§ Objective: Return all of the data exactly, with nothing left out but the pictures.

§ Recorded data:

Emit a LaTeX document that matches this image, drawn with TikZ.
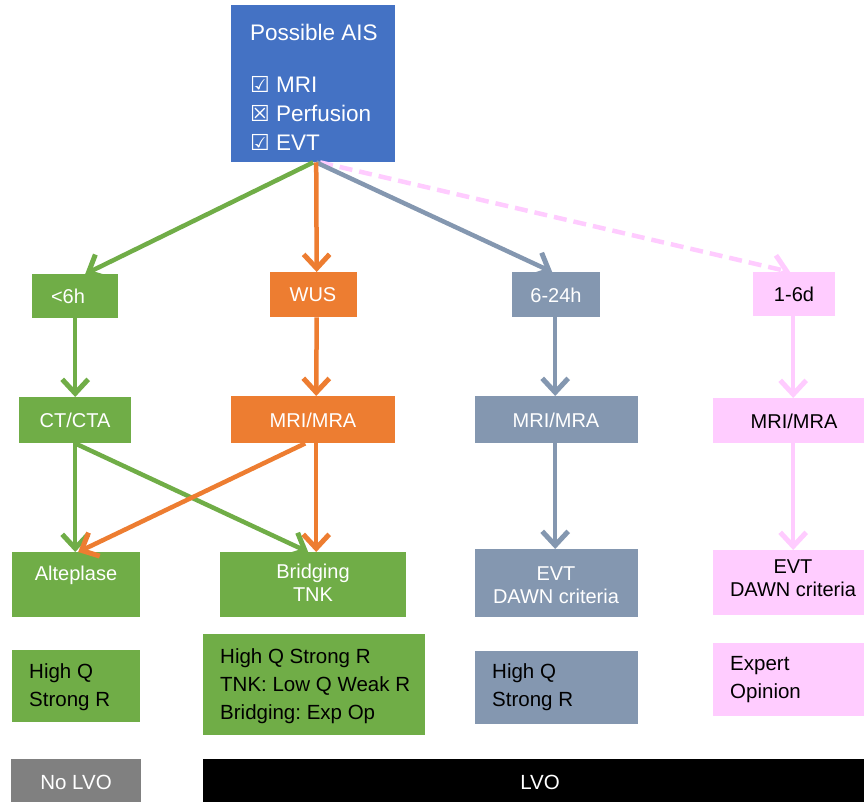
\documentclass[tikz,border=0pt]{standalone}
\usepackage{fontspec}
\setmainfont{Liberation Sans}
\newfontfamily\symfont{DejaVu Sans}
\usetikzlibrary{arrows.meta}
\frenchspacing
\definecolor{cblue}{HTML}{4472C4}
\definecolor{cgreen}{HTML}{70AD47}
\definecolor{corange}{HTML}{ED7D31}
\definecolor{cslate}{HTML}{8497B0}
\definecolor{cpink}{HTML}{FFCCFF}
\definecolor{cgrey}{HTML}{808080}
\tikzset{
  box/.style={rectangle, inner sep=0pt, anchor=north west},
  wt/.style={text=white, font=\fontsize{20}{23}\selectfont, align=center, inner sep=0pt},
  bt/.style={text=black, font=\fontsize{20}{23}\selectfont, align=center, inner sep=0pt},
  lt/.style={text=black, font=\fontsize{20.5}{28}\selectfont, align=left, anchor=west, inner sep=0pt},
  flow/.style={line width=4.5pt, -{Straight Barb[length=14pt,width=26pt,line width=5pt]}},
}
\begin{document}
\begin{tikzpicture}[x=1pt,y=-1pt]
\useasboundingbox (0,0) rectangle (864,802);

% top node
\node[box, fill=cblue, minimum width=164, minimum height=157] (ais) at (231,5) {};
\node[wt, font=\fontsize{22.5}{26}\selectfont] (aist) at (314,32) {Possible AIS};
\node[wt, anchor=west, font=\fontsize{22.5}{26}\selectfont] (c1) at (250,84) {{\symfont\fontsize{22}{22}\selectfont ☑} MRI};
\node[wt, anchor=west, font=\fontsize{22.5}{26}\selectfont] (c2) at (250,113) {{\symfont\fontsize{22}{22}\selectfont ☒} Perfusion};
\node[wt, anchor=west, font=\fontsize{22.5}{26}\selectfont] (c3) at (250,142) {{\symfont\fontsize{22}{22}\selectfont ☑} EVT};

% time windows
\node[box, fill=cgreen, minimum width=86, minimum height=44] (lt6) at (32,274) {};
\node[wt] at (68,296) {<6h};
\node[box, fill=corange, minimum width=87, minimum height=45] (wus) at (270,272) {};
\node[wt] at (313,295) {WUS};
\node[box, fill=cslate, minimum width=88, minimum height=45] (h24) at (512,272) {};
\node[wt] at (556,295) {6-24h};
\node[box, fill=cpink, minimum width=82, minimum height=44] (d16) at (753,272) {};
\node[bt] at (794,294) {1-6d};

% imaging
\node[box, fill=cgreen, minimum width=112, minimum height=46] (cta) at (19,397) {};
\node[wt] at (75,420) {CT/CTA};
\node[box, fill=corange, minimum width=164, minimum height=47] (mrio) at (231,396) {};
\node[wt] at (313,420) {MRI/MRA};
\node[box, fill=cslate, minimum width=163, minimum height=47] (mris) at (475,396) {};
\node[wt] at (556,420) {MRI/MRA};
\node[box, fill=cpink, minimum width=151, minimum height=45] (mrip) at (713,398) {};
\node[bt] at (794,421) {MRI/MRA};

% treatments
\node[box, fill=cgreen, minimum width=128, minimum height=65] (alte) at (12,552) {};
\node[wt] at (76,575) {Alteplase};
\node[box, fill=cgreen, minimum width=186, minimum height=65] (brid) at (220,552) {};
\node[wt] at (313,583) {Bridging\\TNK};
\node[box, fill=cslate, minimum width=163, minimum height=68] (evts) at (475,549) {};
\node[wt] at (556,585) {EVT\\DAWN criteria};
\node[box, fill=cpink, minimum width=151, minimum height=65] (evtp) at (713,550) {};
\node[bt] at (793,578) {EVT\\DAWN criteria};

% evidence
\node[box, fill=cgreen, minimum width=128, minimum height=72] (ev1) at (12,650) {};
\node[lt] at (29,687) {High Q\\Strong R};
\node[box, fill=cgreen, minimum width=222, minimum height=101] (ev2) at (203,634) {};
\node[lt] at (220,686) {High Q Strong R\\TNK: Low Q Weak R\\Bridging: Exp Op};
\node[box, fill=cslate, minimum width=163, minimum height=73] (ev3) at (475,651) {};
\node[lt] at (492,687) {High Q\\Strong R};
\node[box, fill=cpink, minimum width=151, minimum height=73] (ev4) at (713,643) {};
\node[lt] at (730,680) {Expert\\Opinion};

% vessel status bar
\node[box, fill=cgrey, minimum width=130, minimum height=43] (nolvo) at (11,759) {};
\node[wt, font=\fontsize{20.5}{23}\selectfont] at (76,782) {No LVO};
\node[box, fill=black, minimum width=661, minimum height=43] (lvo) at (203,759) {};
\node[wt, font=\fontsize{20.5}{23}\selectfont] at (540,782) {LVO};

% connectors
\draw[flow, draw=cpink, dash pattern=on 13pt off 7pt] ([xshift=7pt]ais.south) -- ([xshift=-4pt]d16.north);
\draw[flow, draw=cslate] ([xshift=3pt]ais.south) -- ([xshift=-4pt]h24.north);
\draw[flow, draw=cgreen] (ais.south) -- ([xshift=10pt]lt6.north);
\draw[flow, draw=corange] ([xshift=3pt]ais.south) -- ([xshift=3pt]wus.north);

\draw[flow, draw=cgreen] (lt6.south) -- (cta.north);
\draw[flow, draw=corange] ([xshift=3pt]wus.south) -- ([xshift=3pt]mrio.north);
\draw[flow, draw=cslate] ([xshift=-1pt]h24.south) -- ([xshift=-1.5pt]mris.north);
\draw[flow, draw=cpink] ([xshift=-1pt]d16.south) -- ([xshift=4.5pt]mrip.north);

\draw[flow, draw=cgreen] (cta.south) -- ([xshift=-1pt]alte.north);
\draw[flow, draw=cgreen] (cta.south) -- ([xshift=-5pt]brid.north);
\draw[flow, draw=corange] ([xshift=-8pt]mrio.south) -- ([xshift=2pt]alte.north);
\draw[flow, draw=corange] ([xshift=3pt]mrio.south) -- ([xshift=3pt]brid.north);
\draw[flow, draw=cslate] ([xshift=-1.5pt]mris.south) -- ([xshift=-1.5pt]evts.north);
\draw[flow, draw=cpink] ([xshift=4.5pt]mrip.south) -- ([xshift=4.5pt]evtp.north);
\end{tikzpicture}
\end{document}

§ Answer for the task:
Emit a LaTeX document that matches this image, drawn with TikZ.
\documentclass[tikz,border=0pt]{standalone}
\usepackage{fontspec}
\setmainfont{Liberation Sans}
\newfontfamily\symfont{DejaVu Sans}
\usetikzlibrary{arrows.meta}
\frenchspacing
\definecolor{cblue}{HTML}{4472C4}
\definecolor{cgreen}{HTML}{70AD47}
\definecolor{corange}{HTML}{ED7D31}
\definecolor{cslate}{HTML}{8497B0}
\definecolor{cpink}{HTML}{FFCCFF}
\definecolor{cgrey}{HTML}{808080}
\tikzset{
  box/.style={rectangle, inner sep=0pt, anchor=north west},
  wt/.style={text=white, font=\fontsize{20}{23}\selectfont, align=center, inner sep=0pt},
  bt/.style={text=black, font=\fontsize{20}{23}\selectfont, align=center, inner sep=0pt},
  lt/.style={text=black, font=\fontsize{20.5}{28}\selectfont, align=left, anchor=west, inner sep=0pt},
  flow/.style={line width=4.5pt, -{Straight Barb[length=14pt,width=26pt,line width=5pt]}},
}
\begin{document}
\begin{tikzpicture}[x=1pt,y=-1pt]
\useasboundingbox (0,0) rectangle (864,802);

% top node
\node[box, fill=cblue, minimum width=164, minimum height=157] (ais) at (231,5) {};
\node[wt, font=\fontsize{22.5}{26}\selectfont] (aist) at (314,32) {Possible AIS};
\node[wt, anchor=west, font=\fontsize{22.5}{26}\selectfont] (c1) at (250,84) {{\symfont\fontsize{22}{22}\selectfont ☑} MRI};
\node[wt, anchor=west, font=\fontsize{22.5}{26}\selectfont] (c2) at (250,113) {{\symfont\fontsize{22}{22}\selectfont ☒} Perfusion};
\node[wt, anchor=west, font=\fontsize{22.5}{26}\selectfont] (c3) at (250,142) {{\symfont\fontsize{22}{22}\selectfont ☑} EVT};

% time windows
\node[box, fill=cgreen, minimum width=86, minimum height=44] (lt6) at (32,274) {};
\node[wt] at (68,296) {<6h};
\node[box, fill=corange, minimum width=87, minimum height=45] (wus) at (270,272) {};
\node[wt] at (313,295) {WUS};
\node[box, fill=cslate, minimum width=88, minimum height=45] (h24) at (512,272) {};
\node[wt] at (556,295) {6-24h};
\node[box, fill=cpink, minimum width=82, minimum height=44] (d16) at (753,272) {};
\node[bt] at (794,294) {1-6d};

% imaging
\node[box, fill=cgreen, minimum width=112, minimum height=46] (cta) at (19,397) {};
\node[wt] at (75,420) {CT/CTA};
\node[box, fill=corange, minimum width=164, minimum height=47] (mrio) at (231,396) {};
\node[wt] at (313,420) {MRI/MRA};
\node[box, fill=cslate, minimum width=163, minimum height=47] (mris) at (475,396) {};
\node[wt] at (556,420) {MRI/MRA};
\node[box, fill=cpink, minimum width=151, minimum height=45] (mrip) at (713,398) {};
\node[bt] at (794,421) {MRI/MRA};

% treatments
\node[box, fill=cgreen, minimum width=128, minimum height=65] (alte) at (12,552) {};
\node[wt] at (76,575) {Alteplase};
\node[box, fill=cgreen, minimum width=186, minimum height=65] (brid) at (220,552) {};
\node[wt] at (313,583) {Bridging\\TNK};
\node[box, fill=cslate, minimum width=163, minimum height=68] (evts) at (475,549) {};
\node[wt] at (556,585) {EVT\\DAWN criteria};
\node[box, fill=cpink, minimum width=151, minimum height=65] (evtp) at (713,550) {};
\node[bt] at (793,578) {EVT\\DAWN criteria};

% evidence
\node[box, fill=cgreen, minimum width=128, minimum height=72] (ev1) at (12,650) {};
\node[lt] at (29,687) {High Q\\Strong R};
\node[box, fill=cgreen, minimum width=222, minimum height=101] (ev2) at (203,634) {};
\node[lt] at (220,686) {High Q Strong R\\TNK: Low Q Weak R\\Bridging: Exp Op};
\node[box, fill=cslate, minimum width=163, minimum height=73] (ev3) at (475,651) {};
\node[lt] at (492,687) {High Q\\Strong R};
\node[box, fill=cpink, minimum width=151, minimum height=73] (ev4) at (713,643) {};
\node[lt] at (730,680) {Expert\\Opinion};

% vessel status bar
\node[box, fill=cgrey, minimum width=130, minimum height=43] (nolvo) at (11,759) {};
\node[wt, font=\fontsize{20.5}{23}\selectfont] at (76,782) {No LVO};
\node[box, fill=black, minimum width=661, minimum height=43] (lvo) at (203,759) {};
\node[wt, font=\fontsize{20.5}{23}\selectfont] at (540,782) {LVO};

% connectors
\draw[flow, draw=cpink, dash pattern=on 13pt off 7pt] ([xshift=7pt]ais.south) -- ([xshift=-4pt]d16.north);
\draw[flow, draw=cslate] ([xshift=3pt]ais.south) -- ([xshift=-4pt]h24.north);
\draw[flow, draw=cgreen] (ais.south) -- ([xshift=10pt]lt6.north);
\draw[flow, draw=corange] ([xshift=3pt]ais.south) -- ([xshift=3pt]wus.north);

\draw[flow, draw=cgreen] (lt6.south) -- (cta.north);
\draw[flow, draw=corange] ([xshift=3pt]wus.south) -- ([xshift=3pt]mrio.north);
\draw[flow, draw=cslate] ([xshift=-1pt]h24.south) -- ([xshift=-1.5pt]mris.north);
\draw[flow, draw=cpink] ([xshift=-1pt]d16.south) -- ([xshift=4.5pt]mrip.north);

\draw[flow, draw=cgreen] (cta.south) -- ([xshift=-1pt]alte.north);
\draw[flow, draw=cgreen] (cta.south) -- ([xshift=-5pt]brid.north);
\draw[flow, draw=corange] ([xshift=-8pt]mrio.south) -- ([xshift=2pt]alte.north);
\draw[flow, draw=corange] ([xshift=3pt]mrio.south) -- ([xshift=3pt]brid.north);
\draw[flow, draw=cslate] ([xshift=-1.5pt]mris.south) -- ([xshift=-1.5pt]evts.north);
\draw[flow, draw=cpink] ([xshift=4.5pt]mrip.south) -- ([xshift=4.5pt]evtp.north);
\end{tikzpicture}
\end{document}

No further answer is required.